Souls are believed to remain in the grave until the great day of judgement when even your limbs will be free to testify against you and a balance made between your sins and good deeds. Though even the most virtuous will have to rely on God’s mercy and be forced to cross over the mouth of Hell (jahannam) on a fiery bridge as narrow as the edge of a sword. The Hell beneath this bridge is visualised as a vast fiery pit made up of seven ever-deeper terraces of progressive damnation each guarded by gates.
However there are verses that seem to promise ultimate redemption when even Satan will be forgiven by the overflowing mercy of God. Heaven is imagined as a reverse of Hell, a pyramid of shaded garden terraces filled with rivers of sweet water, milk, wine and honey though elsewhere the Prophet declared, “What is paradise? It is what eye hath not seen, nor the ear heard, nor ever flashed across the mind of Man”.
The essential duties of a Muslim are set out in the five pillars of Islam. The initial profession of faith: “There is no divinity but God, and Muhammad is his Prophet (Ila ilaha ill”Allah, Muhammad rasul Allah) is known as the shahada (the testimony)”. It is made at the time of your entry to Islam and henceforth repeated at the end of each of the daily prayers.
The second pillar is the practice of daily prayer. In the lifetime of the Prophet public prayers seems to have occurred at dusk (the start of the Muslim day), just before dawn and at noon, times of the day which any believer could calculate for themselves without the intervention of any priesthood. Later this practice was extended to five times a day, so that Maghreb is held four minutes after sunset, Esha when it is quite dark, Sobh Fejr at dawn, Duhe at noon and Asr at the end of the siesta hour – halfway between noon and sunset.

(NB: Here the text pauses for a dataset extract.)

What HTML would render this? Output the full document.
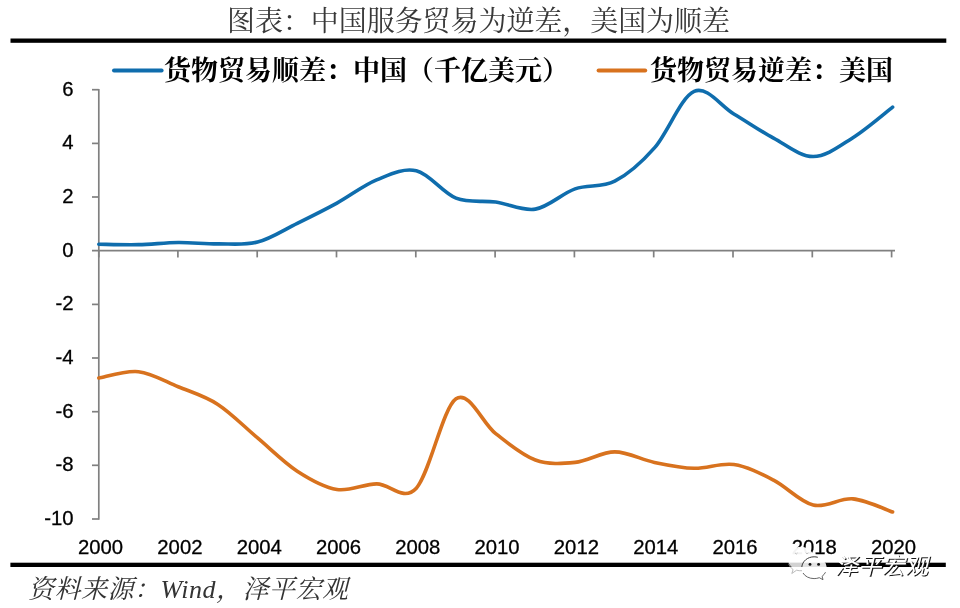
<!DOCTYPE html>
<html lang="zh-CN"><head><meta charset="utf-8"><title>图表：中国服务贸易为逆差，美国为顺差</title>
<style>html,body{margin:0;padding:0;background:#fff;width:960px;height:608px;overflow:hidden;font-family:"Liberation Sans","Noto Sans CJK SC",sans-serif}svg text{font-family:"Liberation Sans","Noto Sans CJK SC",sans-serif}</style>
</head><body>
<svg width="960" height="608" viewBox="0 0 960 608" style="display:block;will-change:transform">
<rect width="960" height="608" fill="#fff"/>
<text x="227" y="31" font-size="28" fill="#383838" textLength="503" style="font-family:'Liberation Serif','Noto Serif CJK SC',serif">图表：中国服务贸易为逆差，美国为顺差</text>
<rect x="10.5" y="38.5" width="935.8" height="4.3" fill="#000"/>
<rect x="10.4" y="562.7" width="935.4" height="4.3" fill="#000"/>
<line x1="114" y1="70.6" x2="161.6" y2="70.6" stroke="#0F6DAD" stroke-width="4" stroke-linecap="round"/>
<text x="164" y="80" font-size="27" font-weight="bold" fill="#000" textLength="405" style="font-family:'Liberation Serif','Noto Serif CJK SC',serif">货物贸易顺差：中国（千亿美元）</text>
<line x1="598.6" y1="70.4" x2="645.2" y2="70.4" stroke="#D8721E" stroke-width="4" stroke-linecap="round"/>
<text x="650" y="80" font-size="27" font-weight="bold" fill="#000" textLength="243" style="font-family:'Liberation Serif','Noto Serif CJK SC',serif">货物贸易逆差：美国</text>
<g stroke="#808080" stroke-width="1.7" fill="none"><path d="M98.8 88.9V519.85"/><path d="M92 250.7H895"/><path d="M92 519.0H98.8"/><path d="M92 465.3H98.8"/><path d="M92 411.7H98.8"/><path d="M92 358.0H98.8"/><path d="M92 304.4H98.8"/><path d="M92 197.0H98.8"/><path d="M92 143.4H98.8"/><path d="M92 89.7H98.8"/><path d="M98.8 250.7V257.4"/><path d="M177.9 250.7V257.4"/><path d="M257.2 250.7V257.4"/><path d="M336.5 250.7V257.4"/><path d="M415.8 250.7V257.4"/><path d="M495.1 250.7V257.4"/><path d="M574.4 250.7V257.4"/><path d="M653.7 250.7V257.4"/><path d="M733.0 250.7V257.4"/><path d="M812.3 250.7V257.4"/><path d="M891.6 250.7V257.4"/></g>
<g font-family="Liberation Sans, sans-serif" font-size="20.3" fill="#000" stroke="#000" stroke-width=".3" text-anchor="end">
<text x="73.6" y="524.8">-10</text>
<text x="73.6" y="471.1">-8</text>
<text x="73.6" y="417.5">-6</text>
<text x="73.6" y="363.8">-4</text>
<text x="73.6" y="310.2">-2</text>
<text x="73.6" y="256.5">0</text>
<text x="73.6" y="202.8">2</text>
<text x="73.6" y="149.2">4</text>
<text x="73.6" y="95.5">6</text>
</g>
<g font-family="Liberation Sans, sans-serif" font-size="20.3" fill="#000" stroke="#000" stroke-width=".3" text-anchor="middle">
<text x="100.6" y="554">2000</text>
<text x="179.9" y="554">2002</text>
<text x="259.2" y="554">2004</text>
<text x="338.5" y="554">2006</text>
<text x="417.8" y="554">2008</text>
<text x="497.1" y="554">2010</text>
<text x="576.4" y="554">2012</text>
<text x="655.7" y="554">2014</text>
<text x="735.0" y="554">2016</text>
<text x="814.3" y="554">2018</text>
<text x="893.6" y="554">2020</text>
</g>
<path d="M98.80 244.26 C105.41 244.33 125.26 244.95 138.49 244.66 C151.72 244.38 164.95 242.68 178.18 242.54 C191.41 242.41 204.64 243.93 217.87 243.86 C231.10 243.78 244.33 245.51 257.56 242.09 C270.79 238.67 284.02 229.84 297.25 223.33 C310.48 216.83 323.71 210.32 336.94 203.08 C350.17 195.83 363.40 185.26 376.63 179.87 C389.86 174.48 403.09 167.69 416.32 170.75 C429.55 173.80 442.78 192.98 456.01 198.19 C469.24 203.40 482.47 200.18 495.70 202.00 C508.93 203.83 522.16 211.32 535.39 209.14 C548.62 206.96 561.85 193.57 575.08 188.91 C588.31 184.26 601.54 188.04 614.77 181.21 C628.00 174.38 641.23 162.89 654.46 147.91 C667.69 132.94 680.92 97.02 694.15 91.36 C707.38 85.70 720.61 106.15 733.84 113.95 C747.07 121.74 760.30 131.02 773.53 138.12 C786.76 145.22 799.99 156.62 813.22 156.55 C826.45 156.49 839.68 145.95 852.91 137.72 C866.14 129.49 885.98 112.25 892.60 107.16" fill="none" stroke="#0F6DAD" stroke-width="3.6" stroke-linecap="round" stroke-linejoin="round"/>
<path d="M98.80 378.01 C105.41 376.96 125.26 370.25 138.49 371.70 C151.72 373.16 164.95 381.27 178.18 386.73 C191.41 392.18 204.64 395.90 217.87 404.44 C231.10 412.98 244.33 426.84 257.56 437.97 C270.79 449.11 284.02 462.66 297.25 471.24 C310.48 479.83 323.71 487.39 336.94 489.49 C350.17 491.59 363.40 484.08 376.63 483.85 C389.86 483.63 403.09 502.32 416.32 488.15 C429.55 473.97 442.78 407.88 456.01 398.80 C469.24 389.72 482.47 423.49 495.70 433.68 C508.93 443.88 522.16 455.19 535.39 459.97 C548.62 464.76 561.85 463.73 575.08 462.39 C588.31 461.05 601.54 451.92 614.77 451.92 C628.00 451.92 641.23 459.66 654.46 462.39 C667.69 465.12 680.92 467.93 694.15 468.29 C707.38 468.65 720.61 462.57 733.84 464.54 C747.07 466.50 760.30 473.34 773.53 480.10 C786.76 486.85 799.99 501.92 813.22 505.05 C826.45 508.18 839.68 497.71 852.91 498.88 C866.14 500.04 885.98 509.83 892.60 512.02" fill="none" stroke="#D8721E" stroke-width="3.6" stroke-linecap="round" stroke-linejoin="round"/>
<text x="28" y="598" font-size="26" font-style="italic" fill="#333" textLength="320" style="font-family:'Liberation Serif','Noto Serif CJK SC',serif">资料来源：Wind，泽平宏观</text>
<g id="wm">
<defs><clipPath id="cb"><path d="M800.8 546.8c7.2 0 13 5.100 13 11.500s-5.800 11.500-13 11.500c-1.500 0-2.900-.2-4.200-.6l-4.800 3.300 1.300-4.700c-3.200-2.100-5.300-5.500-5.300-9.500 0-6.400 5.800-11.500 13-11.500z"/></clipPath><clipPath id="cs"><path d="M814.1 556.8c6.900 0 12.400 5 12.400 11.100 0 3.400-1.700 6.400-4.400 8.400l.9 3.400-3.700-2c-1.600.6-3.400.9-5.200.9-6.900 0-12.400-4.800-12.400-10.700s5.500-11.100 12.400-11.100z"/></clipPath></defs>
<path d="M800.8 546.8c7.2 0 13 5.100 13 11.500s-5.800 11.500-13 11.500c-1.500 0-2.900-.2-4.200-.6l-4.800 3.300 1.300-4.700c-3.200-2.100-5.300-5.500-5.300-9.500 0-6.400 5.800-11.500 13-11.500z" fill="#fff" fill-opacity=".95"/>
<rect x="786" y="562.7" width="30" height="4.3" fill="#d2d2d2" clip-path="url(#cb)"/>
<path d="M788.6 563.5c.8 2.500 2.400 4.600 4.500 6.100l-1.300 3.900 4.800-3.300c1.700.5 3.500.7 5.400.5" fill="none" stroke="#aaa" stroke-width=".8"/>
<path d="M795 552.900l1.300 1.200 1.300-1.200M805.700 552.800l1.300 1.200 1.300-1.200" stroke="#bbb" stroke-width=".9" fill="none"/>
<path d="M814.1 556.8c6.900 0 12.400 5 12.400 11.100 0 3.400-1.700 6.400-4.400 8.400l.9 3.400-3.700-2c-1.600.6-3.400.9-5.200.9-6.900 0-12.400-4.800-12.400-10.700s5.500-11.100 12.400-11.100z" fill="#fff" fill-opacity=".96"/>
<rect x="800" y="562.7" width="30" height="4.300" fill="#e3e3e3" clip-path="url(#cs)"/>
<path d="M801.800 567c.5-5.700 5.800-10.200 12.300-10.200 1.300 0 2.500.2 3.700.5" fill="none" stroke="#3a3a3a" stroke-width="1"/>
<path d="M803 573c2 3.400 6.200 5.600 11.100 5.600 1.800 0 3.600-.3 5.200-.9l3.700 2-.9-3.400c1.500-1.100 2.700-2.500 3.400-4.100" fill="none" stroke="#555" stroke-width=".9"/>
<circle cx="810" cy="564.4" r="1.45" fill="#111"/><circle cx="818.6" cy="564.4" r="1.45" fill="#111"/>
<text x="836.100" y="574.900" font-size="23" font-style="italic" fill="#1a1a1a" textLength="93" style="font-family:'Liberation Sans','Noto Sans CJK SC',sans-serif">泽平宏观</text>
<text x="835" y="574" font-size="23" font-style="italic" fill="#fff" textLength="93" style="font-family:'Liberation Sans','Noto Sans CJK SC',sans-serif">泽平宏观</text>
</g>
</svg>
</body></html>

The third pillar is that of almsgiving, providing for the less fortunate in society, the sick, the old, orphans and travellers with food, gifts and shelter. This would later be codified in an annual tax, a tithe of the harvest or a fortieth of your portable wealth, which allowed for centralised care on behalf of the whole community.
The fourth pillar is the annual fast during the ninth lunar month of the Muslim year at Ramadan when the entire Muslim community abstains from food, drink, sex and smoking during the daylight hours. It allows the community, whatever their wealth, to share deprivation and taste absolute poverty. It is also a time of all night prayer sessions and public readings of the Koran mixed up with a carnival-like atmosphere at dusk when the daily fast ends.
The fifth pillar is the pilgrimage (hajj) to Mecca for all who are strong and wealthy enough to perform it. This can only be made in the twelth lunar month of the Muslim year, the Dhu al-Hijjah, and involves five days of proscribed duties such as the Day of Standing (wukuf) beside the Hill of Arafat, the stoning of Satan and culminates in the Day of Sacrifice (commemorating Abrahams willingness to offer up his son Ishmael to God) which is celebrated by the worldwide community of Islam. The meat is shared and most of it given to the poor.
For a true Muslim can always be recognized by their relationship to poverty. For not only will a sincere believer help all those that are disadvantaged in society; the sick, ill, the outsider, the poor and the old, they also recognize that material poverty is a gift from God that can allow a true believer a clearer vision away from the corrupting distractions of this world. The Prophet Muhammad loathed the pride of the rich and the powerful and defined this sin as “What is pride? Holding another man in contempt.” On other occasions he declared that “poverty is my pride” and prayed to God, “O Lord keep me alive a poor man, and let me die poor; and raise me amongst the poor”.